::: Given material :::
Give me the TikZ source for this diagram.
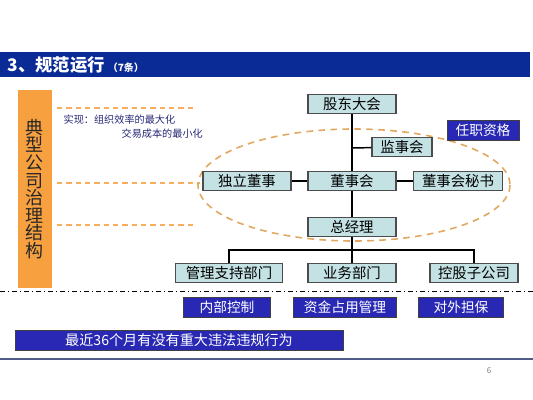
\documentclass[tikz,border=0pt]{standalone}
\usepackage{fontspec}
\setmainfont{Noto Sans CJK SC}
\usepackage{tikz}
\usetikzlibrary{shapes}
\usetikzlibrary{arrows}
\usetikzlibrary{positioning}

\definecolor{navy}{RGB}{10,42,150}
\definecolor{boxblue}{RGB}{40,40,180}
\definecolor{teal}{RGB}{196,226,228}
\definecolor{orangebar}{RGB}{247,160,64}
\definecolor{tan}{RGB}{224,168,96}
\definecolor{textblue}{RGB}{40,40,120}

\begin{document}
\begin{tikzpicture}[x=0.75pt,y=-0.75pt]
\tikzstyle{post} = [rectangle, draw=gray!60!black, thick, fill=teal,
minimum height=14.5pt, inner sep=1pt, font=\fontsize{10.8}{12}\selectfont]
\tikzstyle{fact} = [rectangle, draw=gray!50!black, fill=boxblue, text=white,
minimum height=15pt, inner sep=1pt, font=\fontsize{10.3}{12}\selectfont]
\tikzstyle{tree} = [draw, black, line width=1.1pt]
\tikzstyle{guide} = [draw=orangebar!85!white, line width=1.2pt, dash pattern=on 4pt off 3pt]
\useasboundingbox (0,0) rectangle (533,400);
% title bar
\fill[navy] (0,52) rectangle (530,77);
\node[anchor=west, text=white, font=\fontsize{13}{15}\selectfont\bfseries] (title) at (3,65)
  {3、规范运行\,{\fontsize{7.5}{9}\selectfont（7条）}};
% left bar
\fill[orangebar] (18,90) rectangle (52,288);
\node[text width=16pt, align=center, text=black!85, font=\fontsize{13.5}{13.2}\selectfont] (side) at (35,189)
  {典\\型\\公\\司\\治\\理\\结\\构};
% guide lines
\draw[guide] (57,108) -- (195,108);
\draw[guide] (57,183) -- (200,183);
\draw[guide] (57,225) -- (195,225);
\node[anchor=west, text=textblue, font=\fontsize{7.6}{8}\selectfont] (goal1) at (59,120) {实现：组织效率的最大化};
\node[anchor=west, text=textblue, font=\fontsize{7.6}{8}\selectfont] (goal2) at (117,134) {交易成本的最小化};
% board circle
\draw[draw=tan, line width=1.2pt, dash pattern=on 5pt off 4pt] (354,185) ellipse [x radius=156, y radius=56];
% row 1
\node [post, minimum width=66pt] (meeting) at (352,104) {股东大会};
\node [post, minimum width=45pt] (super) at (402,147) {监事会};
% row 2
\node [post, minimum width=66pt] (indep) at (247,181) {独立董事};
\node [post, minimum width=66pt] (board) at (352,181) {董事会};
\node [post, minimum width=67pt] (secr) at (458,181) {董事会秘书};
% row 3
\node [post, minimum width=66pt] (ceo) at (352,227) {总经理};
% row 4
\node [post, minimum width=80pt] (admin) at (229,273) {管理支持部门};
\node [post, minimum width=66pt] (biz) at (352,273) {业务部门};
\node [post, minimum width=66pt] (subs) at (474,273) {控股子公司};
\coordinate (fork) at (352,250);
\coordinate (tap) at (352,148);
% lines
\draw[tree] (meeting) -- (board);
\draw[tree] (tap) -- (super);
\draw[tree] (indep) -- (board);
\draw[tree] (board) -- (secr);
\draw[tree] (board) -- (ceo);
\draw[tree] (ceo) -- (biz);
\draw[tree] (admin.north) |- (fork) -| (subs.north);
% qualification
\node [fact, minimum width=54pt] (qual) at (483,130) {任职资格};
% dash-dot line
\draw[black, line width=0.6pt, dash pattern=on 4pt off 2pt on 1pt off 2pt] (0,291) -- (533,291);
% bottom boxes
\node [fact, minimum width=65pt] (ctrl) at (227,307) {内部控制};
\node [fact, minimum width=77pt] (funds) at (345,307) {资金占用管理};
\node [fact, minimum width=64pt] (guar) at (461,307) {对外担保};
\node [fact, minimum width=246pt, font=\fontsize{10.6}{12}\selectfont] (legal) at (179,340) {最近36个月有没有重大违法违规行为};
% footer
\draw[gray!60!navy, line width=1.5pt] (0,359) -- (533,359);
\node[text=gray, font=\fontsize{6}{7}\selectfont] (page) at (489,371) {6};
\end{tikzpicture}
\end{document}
:::
## [Task to complete]
Set down the complete material exactly, but do not include the images.

## [Result of the task]
Give me the TikZ source for this diagram.
\documentclass[tikz,border=0pt]{standalone}
\usepackage{fontspec}
\setmainfont{Noto Sans CJK SC}
\usepackage{tikz}
\usetikzlibrary{shapes}
\usetikzlibrary{arrows}
\usetikzlibrary{positioning}

\definecolor{navy}{RGB}{10,42,150}
\definecolor{boxblue}{RGB}{40,40,180}
\definecolor{teal}{RGB}{196,226,228}
\definecolor{orangebar}{RGB}{247,160,64}
\definecolor{tan}{RGB}{224,168,96}
\definecolor{textblue}{RGB}{40,40,120}

\begin{document}
\begin{tikzpicture}[x=0.75pt,y=-0.75pt]
\tikzstyle{post} = [rectangle, draw=gray!60!black, thick, fill=teal,
minimum height=14.5pt, inner sep=1pt, font=\fontsize{10.8}{12}\selectfont]
\tikzstyle{fact} = [rectangle, draw=gray!50!black, fill=boxblue, text=white,
minimum height=15pt, inner sep=1pt, font=\fontsize{10.3}{12}\selectfont]
\tikzstyle{tree} = [draw, black, line width=1.1pt]
\tikzstyle{guide} = [draw=orangebar!85!white, line width=1.2pt, dash pattern=on 4pt off 3pt]
\useasboundingbox (0,0) rectangle (533,400);
% title bar
\fill[navy] (0,52) rectangle (530,77);
\node[anchor=west, text=white, font=\fontsize{13}{15}\selectfont\bfseries] (title) at (3,65)
  {3、规范运行\,{\fontsize{7.5}{9}\selectfont（7条）}};
% left bar
\fill[orangebar] (18,90) rectangle (52,288);
\node[text width=16pt, align=center, text=black!85, font=\fontsize{13.5}{13.2}\selectfont] (side) at (35,189)
  {典\\型\\公\\司\\治\\理\\结\\构};
% guide lines
\draw[guide] (57,108) -- (195,108);
\draw[guide] (57,183) -- (200,183);
\draw[guide] (57,225) -- (195,225);
\node[anchor=west, text=textblue, font=\fontsize{7.6}{8}\selectfont] (goal1) at (59,120) {实现：组织效率的最大化};
\node[anchor=west, text=textblue, font=\fontsize{7.6}{8}\selectfont] (goal2) at (117,134) {交易成本的最小化};
% board circle
\draw[draw=tan, line width=1.2pt, dash pattern=on 5pt off 4pt] (354,185) ellipse [x radius=156, y radius=56];
% row 1
\node [post, minimum width=66pt] (meeting) at (352,104) {股东大会};
\node [post, minimum width=45pt] (super) at (402,147) {监事会};
% row 2
\node [post, minimum width=66pt] (indep) at (247,181) {独立董事};
\node [post, minimum width=66pt] (board) at (352,181) {董事会};
\node [post, minimum width=67pt] (secr) at (458,181) {董事会秘书};
% row 3
\node [post, minimum width=66pt] (ceo) at (352,227) {总经理};
% row 4
\node [post, minimum width=80pt] (admin) at (229,273) {管理支持部门};
\node [post, minimum width=66pt] (biz) at (352,273) {业务部门};
\node [post, minimum width=66pt] (subs) at (474,273) {控股子公司};
\coordinate (fork) at (352,250);
\coordinate (tap) at (352,148);
% lines
\draw[tree] (meeting) -- (board);
\draw[tree] (tap) -- (super);
\draw[tree] (indep) -- (board);
\draw[tree] (board) -- (secr);
\draw[tree] (board) -- (ceo);
\draw[tree] (ceo) -- (biz);
\draw[tree] (admin.north) |- (fork) -| (subs.north);
% qualification
\node [fact, minimum width=54pt] (qual) at (483,130) {任职资格};
% dash-dot line
\draw[black, line width=0.6pt, dash pattern=on 4pt off 2pt on 1pt off 2pt] (0,291) -- (533,291);
% bottom boxes
\node [fact, minimum width=65pt] (ctrl) at (227,307) {内部控制};
\node [fact, minimum width=77pt] (funds) at (345,307) {资金占用管理};
\node [fact, minimum width=64pt] (guar) at (461,307) {对外担保};
\node [fact, minimum width=246pt, font=\fontsize{10.6}{12}\selectfont] (legal) at (179,340) {最近36个月有没有重大违法违规行为};
% footer
\draw[gray!60!navy, line width=1.5pt] (0,359) -- (533,359);
\node[text=gray, font=\fontsize{6}{7}\selectfont] (page) at (489,371) {6};
\end{tikzpicture}
\end{document}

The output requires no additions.